**Source data**.
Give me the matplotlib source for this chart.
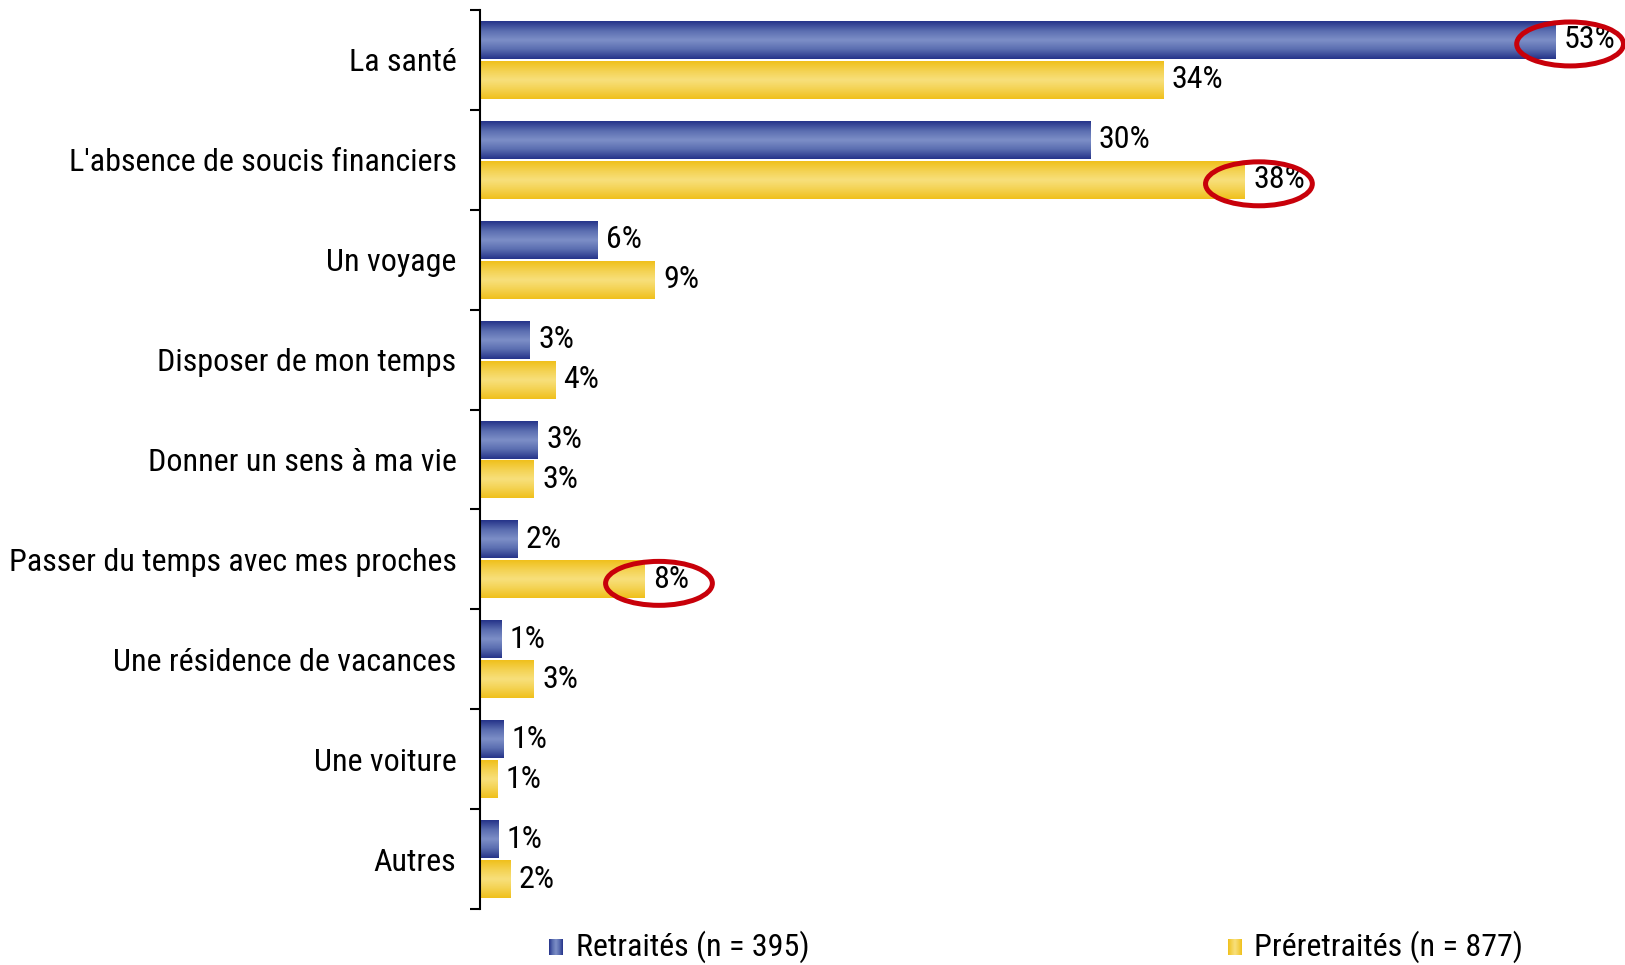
import matplotlib
matplotlib.use("Agg")
import matplotlib.pyplot as plt
import numpy as np
from matplotlib.patches import Ellipse
from matplotlib.colors import LinearSegmentedColormap
from matplotlib import font_manager

categories = ["La santé", "L'absence de soucis financiers", "Un voyage",
              "Disposer de mon temps", "Donner un sens à ma vie",
              "Passer du temps avec mes proches", "Une résidence de vacances",
              "Une voiture", "Autres"]
retraites = [52.9, 30.0, 5.8, 2.45, 2.85, 1.85, 1.05, 1.15, 0.9]
preretraites = [33.6, 37.6, 8.6, 3.7, 2.65, 8.1, 2.65, 0.85, 1.5]
retraites_labels = [53, 30, 6, 3, 3, 2, 1, 1, 1]
preretraites_labels = [34, 38, 9, 4, 3, 8, 3, 1, 2]
series_names = ["Retraités (n = 395)", "Préretraités (n = 877)"]
# highlighted (series index, category index)
highlights = [(0, 0), (1, 1), (1, 5)]

names = {f.name for f in font_manager.fontManager.ttflist}
fam = "DejaVu Sans"
for cand in ["Arial Narrow", "Liberation Sans Narrow", "Roboto Condensed",
             "Archivo Narrow", "PT Sans Narrow", "Barlow Semi Condensed"]:
    if cand in names:
        fam = cand
        break
plt.rcParams['font.family'] = [fam, 'DejaVu Sans']

fig = plt.figure(figsize=(16.25, 9.65), dpi=100)
ax = fig.add_axes([480/1625, 1-909/965, 1-480/1625, (909-10)/965])

blue_cmap = LinearSegmentedColormap.from_list("b", ["#26348a", "#5a6db0", "#7d8fc7", "#5a6db0", "#26348a"])
yel_cmap = LinearSegmentedColormap.from_list("y", ["#f0c01c", "#f4d251", "#f8e07c", "#f4d251", "#f0c01c"])

y = np.arange(len(categories))
h = 0.38
off = 0.2
grad = np.linspace(0, 1, 64).reshape(-1, 1)

def gradbars(vals, ypos, cmap):
    bars = ax.barh(ypos, vals, height=h, color='none', edgecolor='none')
    for b in bars:
        x0, y0 = b.get_x(), b.get_y()
        w, hh = b.get_width(), b.get_height()
        im = ax.imshow(grad, cmap=cmap, aspect='auto',
                       extent=[x0, x0 + w, y0 + hh, y0], zorder=2,
                       interpolation='bicubic')
        im.set_clip_path(b)
    return bars

gradbars(retraites, y - off, blue_cmap)
gradbars(preretraites, y + off, yel_cmap)

fs = 23
for i in range(len(categories)):
    ax.annotate(f"{retraites_labels[i]}%", (retraites[i], y[i] - off),
                xytext=(6, 0), textcoords='offset points', va='center', ha='left',
                fontsize=fs, zorder=5)
    ax.annotate(f"{preretraites_labels[i]}%", (preretraites[i], y[i] + off),
                xytext=(6, 0), textcoords='offset points', va='center', ha='left',
                fontsize=fs, zorder=5)

series_vals = [retraites, preretraites]
for s, c in highlights:
    v = series_vals[s][c]
    yy = y[c] + (-off if s == 0 else off)
    e = Ellipse((v + 0.7, yy + 0.04), width=5.25, height=0.44, fill=False,
                edgecolor='#c8000a', linewidth=3.6, zorder=6, clip_on=False)
    ax.add_patch(e)

ax.set_xlim(0, 56.3)
ax.set_ylim(len(categories) - 0.5, -0.5)
ax.set_yticks(y)
ax.set_yticklabels(categories, fontsize=fs)
ax.tick_params(axis='y', which='major', length=0, pad=17)
ax.set_yticks(np.arange(-0.5, len(categories)), minor=True)
ax.tick_params(axis='y', which='minor', length=7, width=1.5, direction='out')
ax.set_xticks([])
for sp in ['top', 'right', 'bottom']:
    ax.spines[sp].set_visible(False)
ax.spines['left'].set_linewidth(1.5)

# legend
leg_y = 947
for (xsq, xtxt, cm, name) in [(549, 576, blue_cmap, series_names[0]),
                               (1228, 1254, yel_cmap, series_names[1])]:
    axl = fig.add_axes([xsq/1625, 1-(leg_y+8)/965, 14/1625, 16/965])
    axl.imshow(grad.T, cmap=cm, aspect='auto', extent=[0, 1, 1, 0])
    axl.axis('off')
    fig.text(xtxt/1625, 1-leg_y/965, name, fontsize=fs, va='center', ha='left')

fig.savefig("out.png", dpi=100)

**Work to be completed**.
Begin at the top of the material above and output each line exactly, stopping after the line that holds "highlights = [(0, 0), (1, 1), (1, 5)]". Leave out pictures.

**The completed task**.
Give me the matplotlib source for this chart.
import matplotlib
matplotlib.use("Agg")
import matplotlib.pyplot as plt
import numpy as np
from matplotlib.patches import Ellipse
from matplotlib.colors import LinearSegmentedColormap
from matplotlib import font_manager

categories = ["La santé", "L'absence de soucis financiers", "Un voyage",
              "Disposer de mon temps", "Donner un sens à ma vie",
              "Passer du temps avec mes proches", "Une résidence de vacances",
              "Une voiture", "Autres"]
retraites = [52.9, 30.0, 5.8, 2.45, 2.85, 1.85, 1.05, 1.15, 0.9]
preretraites = [33.6, 37.6, 8.6, 3.7, 2.65, 8.1, 2.65, 0.85, 1.5]
retraites_labels = [53, 30, 6, 3, 3, 2, 1, 1, 1]
preretraites_labels = [34, 38, 9, 4, 3, 8, 3, 1, 2]
series_names = ["Retraités (n = 395)", "Préretraités (n = 877)"]
# highlighted (series index, category index)
highlights = [(0, 0), (1, 1), (1, 5)]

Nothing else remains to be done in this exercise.